トッププロへの階段を一気に駆け上がった。今季の女子ゴルフツアーで史上7人目のアマチュア優勝を達成した古江彩佳。滝川第二高卒業1年目ながら、プロ転向後も立て続けに優勝争いを演じ、確かな実力を証明した。153センチの小さな体に計り知れない可能性を秘め、来季から本格的にツアーを転戦する19歳。幼いころから掲げてきた「将来の夢は賞金女王」の言葉に現実味が帯びる。
(聞き手・松本大輔)
-10月の富士通レディースでアマチュア優勝。
「(11月の)プロテストへの最終調整の試合という感覚でした。優勝してのプロ転向はそれほど考えていなかったけど、最終日の前半に(1位を)とらえた時、『ここで優勝するしかない』と思いました。(一発勝負の)プロテストには、どうなるか分からない怖さがあったから。その時期に調子が落ちるかもしれない。
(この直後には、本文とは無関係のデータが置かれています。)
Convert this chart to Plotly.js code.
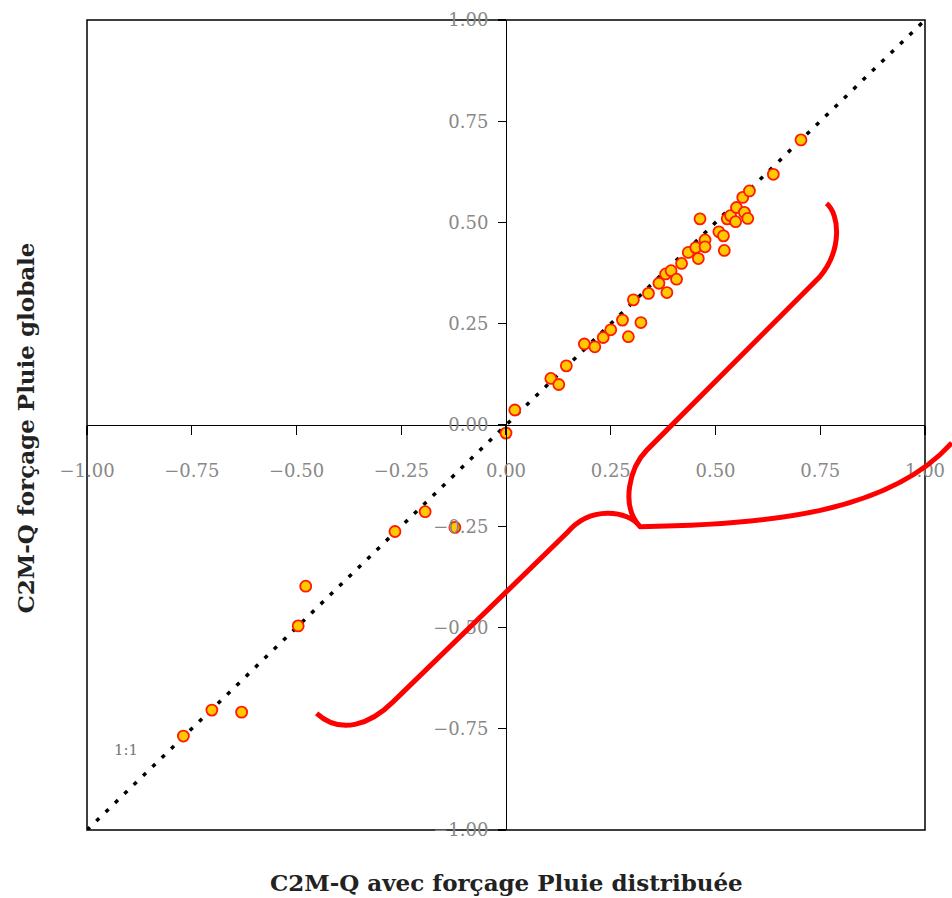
<!DOCTYPE html>
<html>
<head>
<meta charset="utf-8">
<script src="https://cdn.plot.ly/plotly-3.0.1.min.js"></script>
<style>html,body{margin:0;padding:0;background:#fff;}#chart{width:952px;height:898px;}</style>
</head>
<body>
<div id="chart"></div>
<script>
// Data: x = C2M-Q avec forçage Pluie distribuée, y = C2M-Q forçage Pluie globale
const xDistrib = [0.000, 0.021, 0.107, 0.126, 0.144, 0.187, 0.212, 0.232, 0.250, 0.278,
  0.292, 0.304, 0.322, 0.340, 0.365, 0.384, 0.381, 0.394, 0.407, 0.419,
  0.435, 0.453, 0.475, 0.475, 0.459, 0.463, 0.508, 0.519, 0.521, 0.528,
  0.536, 0.548, 0.550, 0.569, 0.577, 0.565, 0.581, 0.638, 0.704,
  -0.193, -0.122, -0.265, -0.478, -0.496, -0.702, -0.631, -0.770];
const yGlobale = [-0.020, 0.037, 0.115, 0.100, 0.146, 0.200, 0.193, 0.216, 0.235, 0.259,
  0.218, 0.309, 0.253, 0.325, 0.350, 0.327, 0.373, 0.381, 0.360, 0.399,
  0.426, 0.438, 0.457, 0.440, 0.411, 0.509, 0.477, 0.467, 0.431, 0.509,
  0.517, 0.502, 0.537, 0.525, 0.510, 0.562, 0.578, 0.619, 0.704,
  -0.214, -0.253, -0.263, -0.398, -0.496, -0.704, -0.709, -0.768];
const oneToOneX = [-1, 1];
const oneToOneY = [-1, 1];
const tickVals = [-1, -0.75, -0.5, -0.25, 0, 0.25, 0.5, 0.75, 1];
const tickText = ['\u22121.00', '\u22120.75', '\u22120.50', '\u22120.25', '0.00', '0.25', '0.50', '0.75', '1.00'];
const xTitle = 'C2M-Q avec forçage Pluie distribuée';
const yTitle = 'C2M-Q forçage Pluie globale';

// Red hand-drawn brace annotation (data units, converted to paper)
const bracePts = [
  ['M', 0.765, 0.547],
  ['C', 0.797, 0.519, 0.802, 0.432, 0.749, 0.366],
  ['L', 0.336, -0.062],
  ['C', 0.296, -0.104, 0.272, -0.198, 0.320, -0.251],
  ['C', 0.630, -0.247, 0.916, -0.215, 1.064, -0.044],
  ['M', 0.320, -0.251],
  ['C', 0.291, -0.210, 0.200, -0.198, 0.145, -0.267],
  ['L', -0.269, -0.683],
  ['C', -0.325, -0.741, -0.396, -0.765, -0.452, -0.712]
];
function toPaperPath(pts) {
  return pts.map(seg => {
    const cmd = seg[0];
    const nums = seg.slice(1);
    const out = [];
    for (let i = 0; i < nums.length; i += 2) {
      out.push(((nums[i] + 1) / 2).toFixed(4) + ',' + ((nums[i + 1] + 1) / 2).toFixed(4));
    }
    return cmd + ' ' + out.join(' ');
  }).join(' ');
}

const tickFont = {family: 'DejaVu Serif', size: 18, color: '#888'};

const traces = [
  {
    x: oneToOneX, y: oneToOneY, type: 'scatter', mode: 'lines',
    line: {color: '#000', width: 3.5, dash: '4px,9px'},
    hoverinfo: 'skip', showlegend: false
  },
  {
    x: xDistrib, y: yGlobale, type: 'scatter', mode: 'markers',
    marker: {symbol: 'circle', size: 11, color: '#FFC800', line: {color: '#FF1A00', width: 1.8}},
    showlegend: false, cliponaxis: false
  }
];

const layout = {
  width: 952, height: 898,
  margin: {l: 87, r: 27, t: 20, b: 68, pad: 0},
  paper_bgcolor: '#fff', plot_bgcolor: '#fff',
  showlegend: false,
  xaxis: {
    range: [-1, 1], anchor: 'free', position: 0.5,
    showgrid: false, zeroline: false,
    showline: true, linecolor: '#000', linewidth: 1.3,
    ticks: 'outside', ticklen: 9, tickwidth: 1.3, tickcolor: '#000',
    tickvals: tickVals, ticktext: tickText,
    tickfont: tickFont, ticklabelstandoff: 20
  },
  yaxis: {
    range: [-1, 1], anchor: 'free', position: 0.5,
    showgrid: false, zeroline: false,
    showline: true, linecolor: '#000', linewidth: 1.3,
    ticks: 'outside', ticklen: 8, tickwidth: 1.3, tickcolor: '#000',
    tickvals: tickVals, ticktext: tickText,
    tickfont: tickFont, ticklabelstandoff: 6
  },
  shapes: [
    {type: 'rect', xref: 'paper', yref: 'paper', x0: 0, x1: 1, y0: 0, y1: 1,
     line: {color: '#000', width: 1.5}, layer: 'below'},
    {type: 'path', xref: 'paper', yref: 'paper', path: toPaperPath(bracePts),
     line: {color: '#FF0000', width: 5}, layer: 'above'}
  ],
  annotations: [
    {text: '1:1', x: -0.907, y: -0.802, xref: 'x', yref: 'y', showarrow: false,
     font: {family: 'DejaVu Serif', size: 15, color: '#777'}},
    {text: '<b>' + xTitle + '</b>', xref: 'paper', yref: 'paper', x: 0.5, y: 0,
     yshift: -68, showarrow: false,
     font: {family: 'DejaVu Serif', size: 23, color: '#222'}},
    {text: '<b>' + yTitle + '</b>', xref: 'paper', yref: 'paper', x: 0, y: 0.5,
     xshift: -78, yshift: -3, textangle: -90, showarrow: false,
     font: {family: 'DejaVu Serif', size: 23, color: '#222'}}
  ]
};

Plotly.newPlot('chart', traces, layout, {displayModeBar: false, staticPlot: true});
</script>
</body>
</html>
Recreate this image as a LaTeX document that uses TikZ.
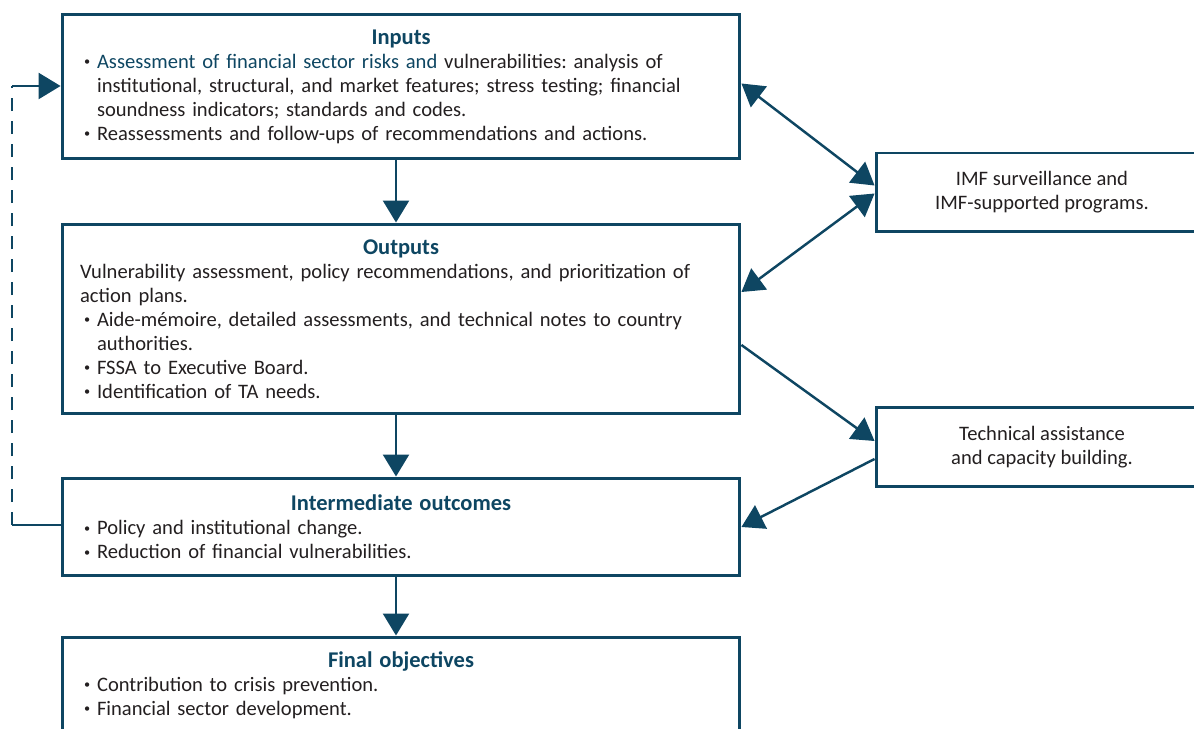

だから『ここしかない』と」
-優勝を決めた後、涙を流した。
「最後のパットを打つまで泣くとは思っていなかったんです。迷惑を掛けてきた両親のことを思ったのかな…。ゴルフって親がいないとできない。(会場への)送り迎えがあって、お金もすごいかかる。プロになれば親が少しでも楽になると思っていました」
-幼いころからも父芳浩さんがコーチ。
「父は全くゴルフをしていませんでした。私が3歳の時に興味を持ってから、ルールを勉強し始めたようです。だから、ゴルフ歴は私の方が長い(笑)。小5のころからは毎晩練習しました。父はあまり何も言いません。ミスを繰り返していると『気付かへんのか?』とだけ言われる。自分で考える力をつけたかったのだと思います。そのおかげでラウンド中でも(ミスの原因を)探れるようになった」
-今季は夏場以降、安定感が増した。
「4日間の試合になると、1日は崩れることが多かった。8月の試合の時に、仲良くしている成田美寿々さんのお父さんに『体力なんじゃない? 美寿々は毎日走ってるよ』と言われた。それから毎日20分は走るようにしました。高校時代に比べてトレーニングが少なく体力は落ちていた。走るようになって少し安定してきました」
-メンタルの変化は。
「今までは1位に立つと、安心してしまう自分がいた。でも優勝した試合は『もっと、もっと』という気持ちになれた。プロテストを控えていたから、自分にプレッシャーもかけられた。その経験で(プロ転向後に上位争いを演じた)エリエールレディースやツアー選手権でも気持ちが弱まることはなかった」
-来季への期待は大きい。
「周りの人から2勝目が大事と言われています。まずは2勝目を目指したい。(東京五輪出場?)今の私の(世界)ランク(85位)だと、来年6月までの試合で優勝か上位を続けないといけない。難しいかな…。でも東京でのオリンピック。出たい気持ちはあります」
【ふるえ・あやか】2000年生まれ。神戸市長田区出身。長田中3年時に全国中学校選手権で優勝。滝川第二高に進み、17年にナショナルチーム入り。18年アジア大会で個人4位。高校卒業後の10月、ツアー優勝を飾り、プロに転向した。歌手浜崎あゆみさんの大ファンで「年末のカウントダウンコンサートが楽しみ」。両親と3人家族。19歳。